I’m not good at saying goodbyes, but for some reason, it wasn’t a challenge. Some people cried and some people said a temporary bye. When I got home the day before I was leaving I had on my first friends come to my house to say goodbye (and steal half my clothes) all I said " I see how it is using me like that!" but I was joking. My mum was stressing me about packing, but the funny part is that it’s 1 am and she hasn’t even packed her dresses. I knew that I was going to forget a lot of things that day because I like to do things last minute, well only packing and sometimes homework. December 16th, 2019, 4:30 am. My alarm went off. I was surprised the tears didn’t come down, because usually, they do. I think from the past 3 years I developed a coping mechanism that when I’m about to cry I start smiling or having a giggle that if someone saw me they would know I’m sad. I had to tell myself everything is going to be ok and it's just for a few months which could possibly turn into a year, and that you are going to visit them 100%.
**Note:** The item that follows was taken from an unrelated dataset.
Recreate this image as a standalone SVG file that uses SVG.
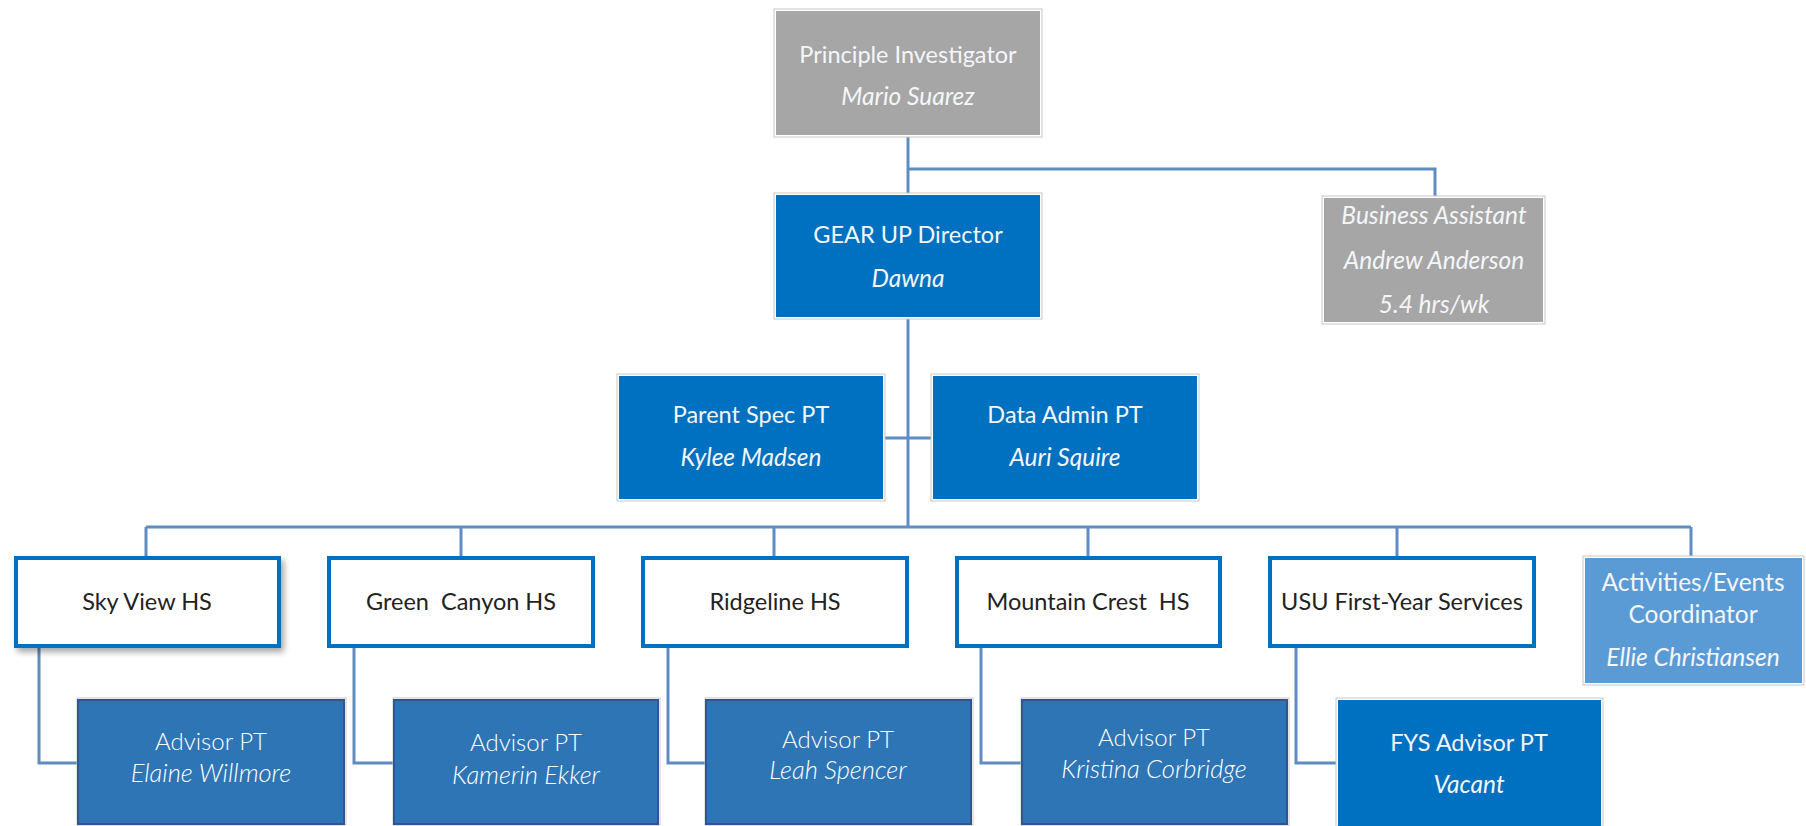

My driver that had for 2 and a half years was there and came to drop us off at the airport. On the way to the airport, he began saying that he was really going to miss me and that almost ignited some feeling in me that was making me remember all the events I had, all the good times I had. It was hard not to cry. I might have shed a tear, but that was the limit. To get me out of this feeling would be me thinking about my future, how my life in Kenya will be, how will it impact me, and will I be comfortable. Obviously, I thought about the positive so I assumed that it was going to be amazing, but before that, I had to make a 3-week pitstop in Tanzania.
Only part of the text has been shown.